*What you need to do:*
Repeat exactly the lines running from the first line of the data to the line containing "plt.rcParams['font.family'] = ['Liberation", both ends included, and nothing else; drop the pictures.

# Supplied information start

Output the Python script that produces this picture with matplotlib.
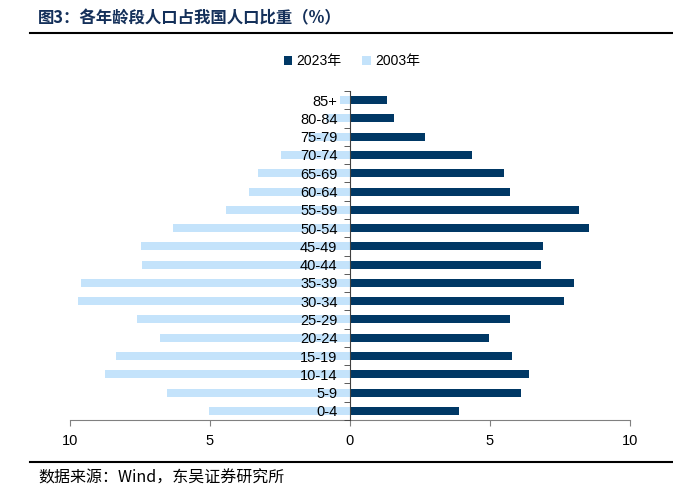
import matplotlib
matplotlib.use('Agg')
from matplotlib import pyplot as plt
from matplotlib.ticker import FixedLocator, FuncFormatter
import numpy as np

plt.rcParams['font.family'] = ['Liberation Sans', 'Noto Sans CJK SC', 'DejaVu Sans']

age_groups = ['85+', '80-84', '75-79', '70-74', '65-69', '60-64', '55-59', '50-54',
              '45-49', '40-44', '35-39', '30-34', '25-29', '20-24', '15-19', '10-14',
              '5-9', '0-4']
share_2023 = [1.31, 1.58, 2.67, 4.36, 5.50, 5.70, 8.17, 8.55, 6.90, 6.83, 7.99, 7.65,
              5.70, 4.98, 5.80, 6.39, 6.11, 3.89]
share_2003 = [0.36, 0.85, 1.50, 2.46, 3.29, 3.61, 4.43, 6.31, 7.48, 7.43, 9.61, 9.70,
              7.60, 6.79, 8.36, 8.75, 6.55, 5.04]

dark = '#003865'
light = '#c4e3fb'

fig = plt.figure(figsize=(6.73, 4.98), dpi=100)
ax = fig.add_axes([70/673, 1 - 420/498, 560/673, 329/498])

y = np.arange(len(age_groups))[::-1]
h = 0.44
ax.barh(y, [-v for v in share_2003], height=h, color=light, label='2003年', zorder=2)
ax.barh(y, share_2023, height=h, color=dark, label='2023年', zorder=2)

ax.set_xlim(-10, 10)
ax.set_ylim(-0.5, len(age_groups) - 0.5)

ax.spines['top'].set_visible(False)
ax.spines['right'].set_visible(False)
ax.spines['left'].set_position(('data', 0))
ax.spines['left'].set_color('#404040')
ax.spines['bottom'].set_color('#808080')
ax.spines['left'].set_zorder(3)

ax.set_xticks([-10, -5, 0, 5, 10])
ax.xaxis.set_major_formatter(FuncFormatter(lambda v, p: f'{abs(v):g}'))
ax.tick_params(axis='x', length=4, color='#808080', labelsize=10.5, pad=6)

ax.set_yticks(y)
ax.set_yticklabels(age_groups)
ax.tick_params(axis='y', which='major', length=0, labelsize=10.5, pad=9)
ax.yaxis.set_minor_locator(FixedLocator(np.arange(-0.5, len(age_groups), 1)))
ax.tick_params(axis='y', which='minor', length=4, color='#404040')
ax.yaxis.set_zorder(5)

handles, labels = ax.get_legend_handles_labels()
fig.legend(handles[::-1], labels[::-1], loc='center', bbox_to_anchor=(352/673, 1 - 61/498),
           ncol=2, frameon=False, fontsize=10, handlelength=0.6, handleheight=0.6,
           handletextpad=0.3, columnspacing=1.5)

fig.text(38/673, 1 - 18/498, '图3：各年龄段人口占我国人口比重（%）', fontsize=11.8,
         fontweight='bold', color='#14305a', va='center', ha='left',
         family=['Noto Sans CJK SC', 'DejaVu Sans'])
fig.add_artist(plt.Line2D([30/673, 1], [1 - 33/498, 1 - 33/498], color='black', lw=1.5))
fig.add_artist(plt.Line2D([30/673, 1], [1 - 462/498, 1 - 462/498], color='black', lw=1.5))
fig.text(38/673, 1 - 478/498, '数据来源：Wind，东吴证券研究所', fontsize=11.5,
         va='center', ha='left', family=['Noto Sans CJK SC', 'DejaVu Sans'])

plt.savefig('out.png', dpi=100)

# Supplied information end

*Task answer:*
Output the Python script that produces this picture with matplotlib.
import matplotlib
matplotlib.use('Agg')
from matplotlib import pyplot as plt
from matplotlib.ticker import FixedLocator, FuncFormatter
import numpy as np

plt.rcParams['font.family'] = ['Liberation Sans', 'Noto Sans CJK SC', 'DejaVu Sans']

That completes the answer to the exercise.